Write out each line exactly as given. Leave the pictures out of your copy.

-----

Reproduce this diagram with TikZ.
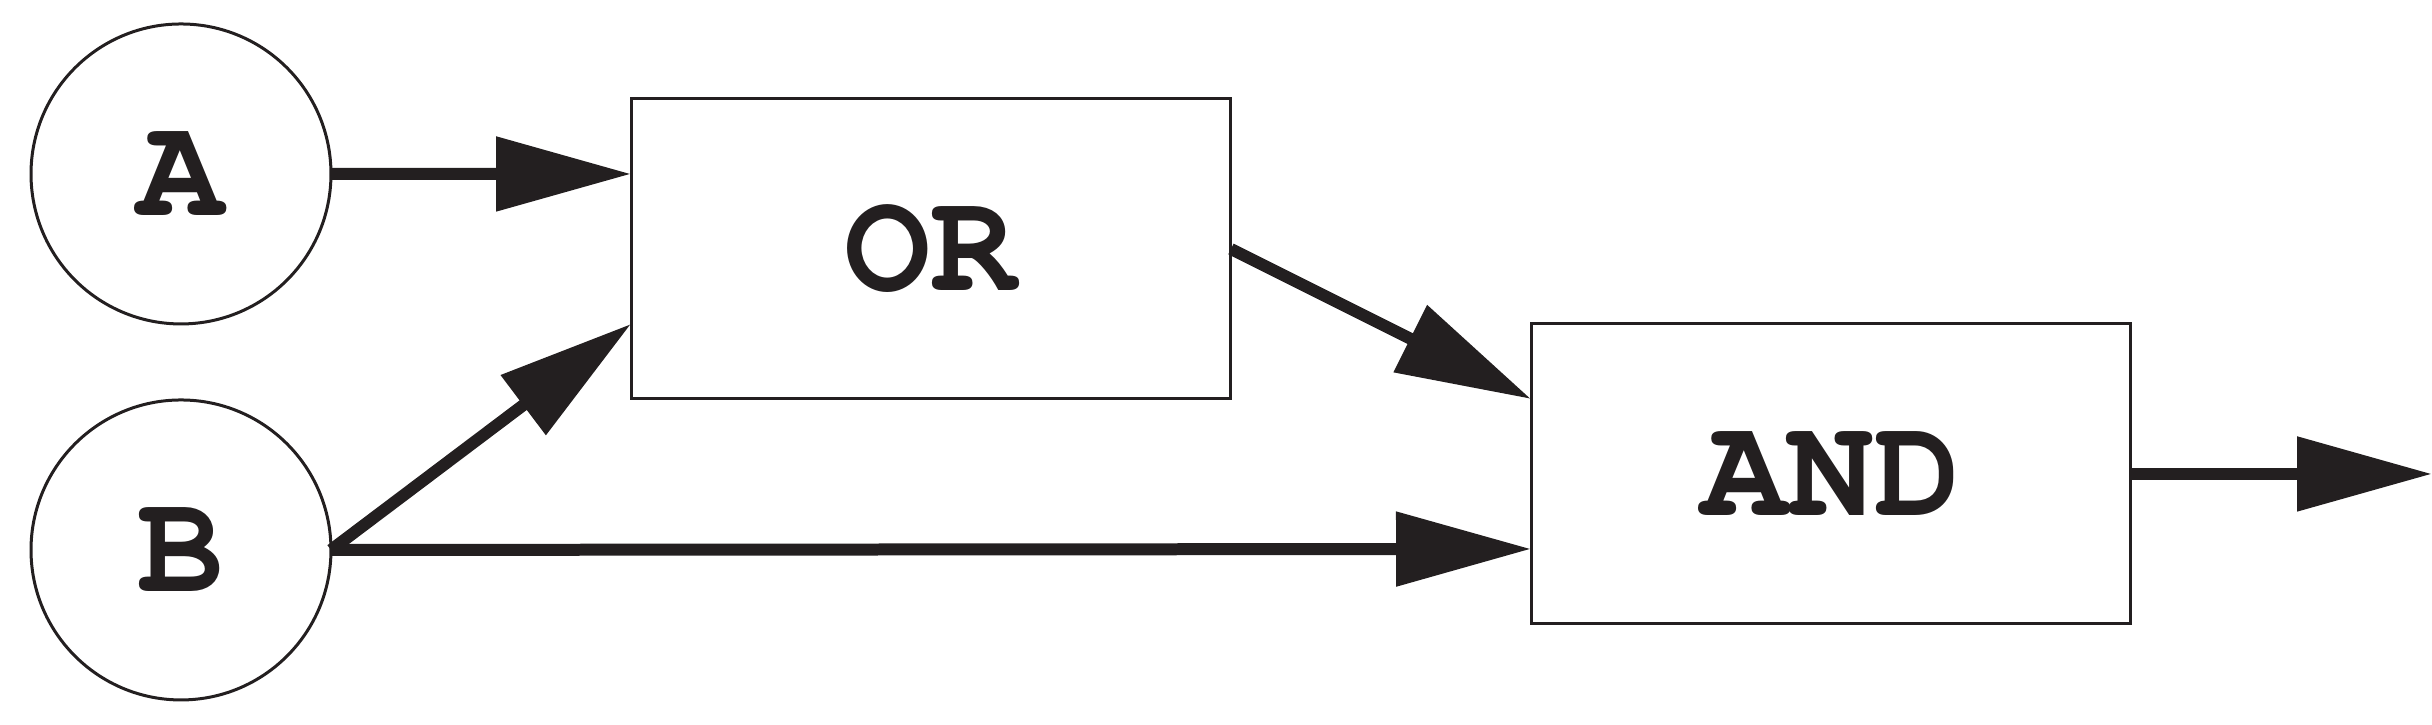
\documentclass[tikz,border=0pt]{standalone}
\usepackage{fontspec}
\setmonofont{TeX Gyre Cursor}
\usetikzlibrary{arrows.meta}
\definecolor{ink}{HTML}{231F20}
\begin{document}
\begin{tikzpicture}[x=0.1pt,y=-0.1pt,
  every node/.style={outer sep=0pt, inner sep=0pt, font=\ttfamily\bfseries\fontsize{14.4}{17}\selectfont, text=ink},
  inp/.style={circle, draw=ink, line width=0.3pt, minimum size=30pt},
  gate/.style={rectangle, draw=ink, line width=0.3pt, minimum width=60pt, minimum height=30pt},
  conn/.style={draw=ink, line width=1.2pt, -{Triangle[length=13.5pt,width=7.2pt]}, ink}]
\useasboundingbox (0,0) rectangle (2432,725);
\node[inp] (A) at (181,174) {A};
\node[inp] (B) at (181,550) {B};
\node[gate] (OR) at (931,249) {OR};
\node[gate] (AND) at (1831,474) {AND};
\coordinate (out) at (2432,474);
\draw[conn] (A.east) -- ([yshift=7.5pt]OR.west);
\draw[conn] (B.east) -- ([yshift=-7.5pt]OR.west);
\draw[conn] (B.east) -- ([yshift=-7.5pt]AND.west);
\draw[conn] (OR.east) -- ([yshift=7.5pt]AND.west);
\draw[conn] (AND.east) -- (out);
\end{tikzpicture}
\end{document}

-----

## Answer to this task
Reproduce this diagram with TikZ.
\documentclass[tikz,border=0pt]{standalone}
\usepackage{fontspec}
\setmonofont{TeX Gyre Cursor}
\usetikzlibrary{arrows.meta}
\definecolor{ink}{HTML}{231F20}
\begin{document}
\begin{tikzpicture}[x=0.1pt,y=-0.1pt,
  every node/.style={outer sep=0pt, inner sep=0pt, font=\ttfamily\bfseries\fontsize{14.4}{17}\selectfont, text=ink},
  inp/.style={circle, draw=ink, line width=0.3pt, minimum size=30pt},
  gate/.style={rectangle, draw=ink, line width=0.3pt, minimum width=60pt, minimum height=30pt},
  conn/.style={draw=ink, line width=1.2pt, -{Triangle[length=13.5pt,width=7.2pt]}, ink}]
\useasboundingbox (0,0) rectangle (2432,725);
\node[inp] (A) at (181,174) {A};
\node[inp] (B) at (181,550) {B};
\node[gate] (OR) at (931,249) {OR};
\node[gate] (AND) at (1831,474) {AND};
\coordinate (out) at (2432,474);
\draw[conn] (A.east) -- ([yshift=7.5pt]OR.west);
\draw[conn] (B.east) -- ([yshift=-7.5pt]OR.west);
\draw[conn] (B.east) -- ([yshift=-7.5pt]AND.west);
\draw[conn] (OR.east) -- ([yshift=7.5pt]AND.west);
\draw[conn] (AND.east) -- (out);
\end{tikzpicture}
\end{document}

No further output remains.